Manipulated equity research reports
28 March 2005
Do not trust the muck that goes around as equity research on small stocks as most of them are factually inaccurate and "prepared" with questionable intentions.
A bull market invariably sees the mushrooming of research analysts. Anyone, including your neighbourhood grocery shop owner seems to display a savvy analytical ability. There is no regulation or guideline by market watchdogs like SEBI covering equity research. Fundamental analysts, technical analysts and a new breed called techno-fundamental analysts are at hand to dispense advice to anyone willing to listen to thwem. During a bull run when stocks are the flavour of the season, the media also gives them a ready.
As most of the visible and heard of stocks appreciate substantially, everyone searches for new ideas. Once stories dry up in frontline stocks, one way out for an analyst is to stretch an old idea. The concept of replacement value proposed by the late Harshad Mehta is a classic example of stretching an old idea.

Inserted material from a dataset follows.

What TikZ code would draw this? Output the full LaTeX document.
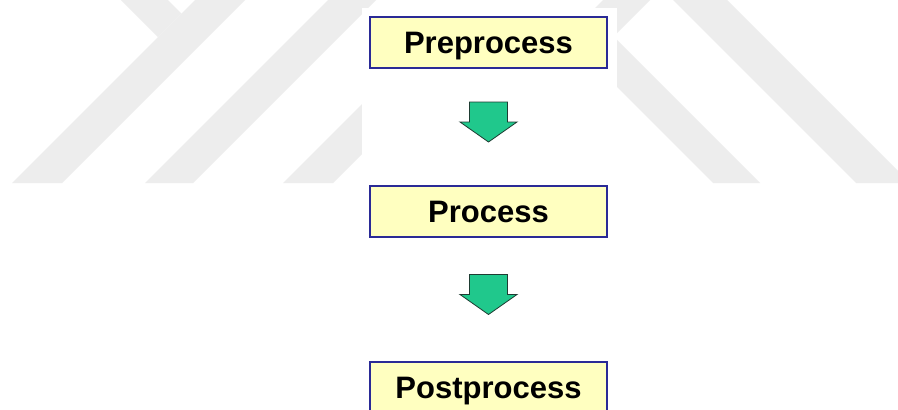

When many of his favourite stocks had run up substantially and people had begun started questioning their valuations, Mehta came up with replacement value as a method of choosing scrips. He said his favourite stocks had to go up further as setting up new companies with similar capacities would cost much more than the market values of the existing companies.
This and similar ideas sound logical to many small investors, especially when they come from supposedly knowledgeable analysts. If the investors think for themselves, they would realise that existing companies would have old depreciated assets, low in efficiency and value, and it is not the assets per se but the return generated on those assets that matter.
Stretching an old idea is not easy anymore as there are large investment houses, both domestic and foreign, who cover the frontline stocks with detailed first hand research. Though big research houses are not infallible, they are more careful not to repeat the excesses of the dot com days when websites were valued on strange and exotic parameters.